Your task is to give the number of lines in the listing that include "chart", and nothing else.

○ ○ ○

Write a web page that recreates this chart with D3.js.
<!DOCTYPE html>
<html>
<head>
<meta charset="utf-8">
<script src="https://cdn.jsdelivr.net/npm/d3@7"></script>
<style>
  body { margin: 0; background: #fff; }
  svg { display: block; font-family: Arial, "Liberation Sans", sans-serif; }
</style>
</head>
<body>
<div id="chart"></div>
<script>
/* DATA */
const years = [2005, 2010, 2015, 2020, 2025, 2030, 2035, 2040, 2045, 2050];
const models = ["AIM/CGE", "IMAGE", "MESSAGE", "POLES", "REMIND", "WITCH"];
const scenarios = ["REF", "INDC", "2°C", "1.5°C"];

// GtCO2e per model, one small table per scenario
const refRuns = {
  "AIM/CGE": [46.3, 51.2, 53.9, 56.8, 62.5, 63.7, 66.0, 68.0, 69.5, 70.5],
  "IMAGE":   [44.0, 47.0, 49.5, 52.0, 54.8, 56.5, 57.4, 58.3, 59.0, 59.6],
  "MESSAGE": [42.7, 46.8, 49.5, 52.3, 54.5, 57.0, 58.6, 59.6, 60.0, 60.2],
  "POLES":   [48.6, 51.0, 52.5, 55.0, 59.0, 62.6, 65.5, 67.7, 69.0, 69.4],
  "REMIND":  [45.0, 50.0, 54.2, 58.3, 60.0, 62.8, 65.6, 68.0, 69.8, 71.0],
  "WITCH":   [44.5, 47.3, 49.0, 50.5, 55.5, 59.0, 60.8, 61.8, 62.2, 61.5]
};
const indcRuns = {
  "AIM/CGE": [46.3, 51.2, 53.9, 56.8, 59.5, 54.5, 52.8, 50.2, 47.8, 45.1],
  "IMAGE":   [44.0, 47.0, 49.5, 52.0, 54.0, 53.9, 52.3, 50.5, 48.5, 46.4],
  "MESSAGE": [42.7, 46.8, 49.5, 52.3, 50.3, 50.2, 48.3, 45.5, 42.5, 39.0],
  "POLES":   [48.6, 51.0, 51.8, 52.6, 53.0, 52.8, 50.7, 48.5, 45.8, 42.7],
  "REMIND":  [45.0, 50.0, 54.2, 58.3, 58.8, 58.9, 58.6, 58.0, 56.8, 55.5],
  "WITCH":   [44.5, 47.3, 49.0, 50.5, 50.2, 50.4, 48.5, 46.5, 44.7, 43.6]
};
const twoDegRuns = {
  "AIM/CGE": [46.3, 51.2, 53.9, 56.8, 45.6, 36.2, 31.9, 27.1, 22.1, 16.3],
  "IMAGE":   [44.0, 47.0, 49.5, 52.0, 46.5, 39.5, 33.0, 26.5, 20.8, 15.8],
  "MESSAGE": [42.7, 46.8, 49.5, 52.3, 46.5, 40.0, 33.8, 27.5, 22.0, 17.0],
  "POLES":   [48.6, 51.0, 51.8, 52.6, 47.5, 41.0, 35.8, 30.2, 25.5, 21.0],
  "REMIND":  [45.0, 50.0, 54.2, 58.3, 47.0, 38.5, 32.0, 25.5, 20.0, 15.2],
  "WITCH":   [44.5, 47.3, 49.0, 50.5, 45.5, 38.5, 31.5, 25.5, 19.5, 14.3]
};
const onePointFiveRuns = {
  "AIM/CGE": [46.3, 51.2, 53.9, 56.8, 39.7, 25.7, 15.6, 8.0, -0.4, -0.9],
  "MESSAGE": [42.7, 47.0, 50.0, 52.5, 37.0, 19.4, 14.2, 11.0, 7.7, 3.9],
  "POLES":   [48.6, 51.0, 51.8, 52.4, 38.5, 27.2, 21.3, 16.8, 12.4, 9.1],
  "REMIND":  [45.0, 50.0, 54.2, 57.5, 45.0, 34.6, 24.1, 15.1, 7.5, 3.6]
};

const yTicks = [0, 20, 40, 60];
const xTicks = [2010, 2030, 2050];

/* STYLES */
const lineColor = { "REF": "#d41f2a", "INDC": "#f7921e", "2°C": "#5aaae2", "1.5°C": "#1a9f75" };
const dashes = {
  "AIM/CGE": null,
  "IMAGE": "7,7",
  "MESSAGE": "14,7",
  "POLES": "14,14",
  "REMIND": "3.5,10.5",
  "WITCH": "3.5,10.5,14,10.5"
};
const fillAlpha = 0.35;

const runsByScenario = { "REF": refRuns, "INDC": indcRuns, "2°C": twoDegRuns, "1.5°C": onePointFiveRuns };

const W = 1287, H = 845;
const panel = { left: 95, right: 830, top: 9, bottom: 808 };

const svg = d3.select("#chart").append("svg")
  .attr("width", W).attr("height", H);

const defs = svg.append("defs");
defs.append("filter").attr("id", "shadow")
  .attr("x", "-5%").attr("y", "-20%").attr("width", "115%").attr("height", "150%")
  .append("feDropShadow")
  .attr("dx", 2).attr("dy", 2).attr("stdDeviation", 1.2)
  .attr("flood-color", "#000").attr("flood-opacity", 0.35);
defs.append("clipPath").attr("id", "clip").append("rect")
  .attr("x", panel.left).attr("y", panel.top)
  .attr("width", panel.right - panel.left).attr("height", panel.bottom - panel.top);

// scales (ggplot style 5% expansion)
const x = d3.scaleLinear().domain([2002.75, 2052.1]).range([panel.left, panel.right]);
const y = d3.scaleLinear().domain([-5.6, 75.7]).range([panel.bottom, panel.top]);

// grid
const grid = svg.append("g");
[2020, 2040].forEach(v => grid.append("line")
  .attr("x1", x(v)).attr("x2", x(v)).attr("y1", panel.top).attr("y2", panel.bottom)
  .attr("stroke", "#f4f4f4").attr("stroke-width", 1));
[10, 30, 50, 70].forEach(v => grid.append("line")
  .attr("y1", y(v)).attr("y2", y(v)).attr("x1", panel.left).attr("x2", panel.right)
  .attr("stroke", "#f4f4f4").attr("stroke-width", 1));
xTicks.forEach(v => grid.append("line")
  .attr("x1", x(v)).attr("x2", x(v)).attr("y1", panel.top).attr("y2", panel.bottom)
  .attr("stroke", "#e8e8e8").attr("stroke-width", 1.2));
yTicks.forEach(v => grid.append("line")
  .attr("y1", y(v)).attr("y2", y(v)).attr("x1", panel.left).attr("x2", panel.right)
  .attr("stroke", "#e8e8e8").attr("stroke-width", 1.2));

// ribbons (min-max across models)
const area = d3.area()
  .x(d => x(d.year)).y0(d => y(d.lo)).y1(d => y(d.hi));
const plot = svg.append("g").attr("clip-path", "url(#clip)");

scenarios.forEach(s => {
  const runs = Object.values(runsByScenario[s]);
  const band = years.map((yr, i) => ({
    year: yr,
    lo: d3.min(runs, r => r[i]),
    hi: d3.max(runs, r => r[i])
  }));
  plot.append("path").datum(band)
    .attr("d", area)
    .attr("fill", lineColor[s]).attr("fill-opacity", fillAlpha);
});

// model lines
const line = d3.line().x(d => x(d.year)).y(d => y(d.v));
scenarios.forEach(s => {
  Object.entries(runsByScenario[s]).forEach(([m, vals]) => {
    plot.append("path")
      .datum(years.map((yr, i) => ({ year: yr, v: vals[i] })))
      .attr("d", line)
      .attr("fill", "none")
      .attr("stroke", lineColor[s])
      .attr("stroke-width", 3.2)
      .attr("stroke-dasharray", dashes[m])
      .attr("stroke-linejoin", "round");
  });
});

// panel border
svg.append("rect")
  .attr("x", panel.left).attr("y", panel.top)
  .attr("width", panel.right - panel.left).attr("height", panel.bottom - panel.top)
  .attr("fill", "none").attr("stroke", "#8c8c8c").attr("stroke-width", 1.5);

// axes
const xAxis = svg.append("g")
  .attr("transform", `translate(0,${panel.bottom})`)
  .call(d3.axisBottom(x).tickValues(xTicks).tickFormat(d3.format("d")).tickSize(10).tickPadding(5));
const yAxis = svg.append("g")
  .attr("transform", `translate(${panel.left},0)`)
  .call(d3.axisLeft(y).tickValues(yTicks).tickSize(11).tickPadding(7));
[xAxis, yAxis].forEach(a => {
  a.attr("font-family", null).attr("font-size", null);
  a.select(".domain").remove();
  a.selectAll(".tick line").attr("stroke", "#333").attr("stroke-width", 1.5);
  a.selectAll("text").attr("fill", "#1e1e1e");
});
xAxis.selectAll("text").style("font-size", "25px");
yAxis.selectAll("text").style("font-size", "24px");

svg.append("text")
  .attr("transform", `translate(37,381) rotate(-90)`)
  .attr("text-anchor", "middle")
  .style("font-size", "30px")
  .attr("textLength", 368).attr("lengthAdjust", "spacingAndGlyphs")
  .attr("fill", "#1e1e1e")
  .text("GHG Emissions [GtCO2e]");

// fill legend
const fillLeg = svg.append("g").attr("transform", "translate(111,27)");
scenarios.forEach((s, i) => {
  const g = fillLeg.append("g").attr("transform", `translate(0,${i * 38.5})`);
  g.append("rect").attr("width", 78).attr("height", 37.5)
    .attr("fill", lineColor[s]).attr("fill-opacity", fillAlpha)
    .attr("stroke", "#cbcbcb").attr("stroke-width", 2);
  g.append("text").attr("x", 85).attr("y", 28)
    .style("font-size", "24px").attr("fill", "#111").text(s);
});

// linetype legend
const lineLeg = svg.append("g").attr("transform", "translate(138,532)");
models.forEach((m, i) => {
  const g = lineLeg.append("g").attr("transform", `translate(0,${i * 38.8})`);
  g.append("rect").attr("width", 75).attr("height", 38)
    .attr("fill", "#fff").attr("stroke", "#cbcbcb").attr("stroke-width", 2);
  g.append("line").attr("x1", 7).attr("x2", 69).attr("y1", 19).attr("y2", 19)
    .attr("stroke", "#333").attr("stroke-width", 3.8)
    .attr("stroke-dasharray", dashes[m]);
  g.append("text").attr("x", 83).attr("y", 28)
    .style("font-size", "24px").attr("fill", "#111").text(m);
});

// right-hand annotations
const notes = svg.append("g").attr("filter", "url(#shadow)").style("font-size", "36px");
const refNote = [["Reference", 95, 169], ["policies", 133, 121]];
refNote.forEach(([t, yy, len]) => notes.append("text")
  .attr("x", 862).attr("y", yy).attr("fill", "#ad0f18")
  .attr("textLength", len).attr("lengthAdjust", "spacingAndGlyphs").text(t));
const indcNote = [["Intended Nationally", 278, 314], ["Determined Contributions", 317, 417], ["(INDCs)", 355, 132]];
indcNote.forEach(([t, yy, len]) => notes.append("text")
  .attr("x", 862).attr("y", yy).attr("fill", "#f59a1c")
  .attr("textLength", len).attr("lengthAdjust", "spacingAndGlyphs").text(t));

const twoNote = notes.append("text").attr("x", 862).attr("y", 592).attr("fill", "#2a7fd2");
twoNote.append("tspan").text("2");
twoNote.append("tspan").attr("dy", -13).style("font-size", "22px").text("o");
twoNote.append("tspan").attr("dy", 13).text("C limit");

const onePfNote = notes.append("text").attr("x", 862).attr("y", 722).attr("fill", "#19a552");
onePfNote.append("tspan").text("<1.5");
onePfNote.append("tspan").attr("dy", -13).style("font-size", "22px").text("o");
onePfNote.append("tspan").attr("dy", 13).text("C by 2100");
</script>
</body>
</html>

○ ○ ○

# [Final answer]
3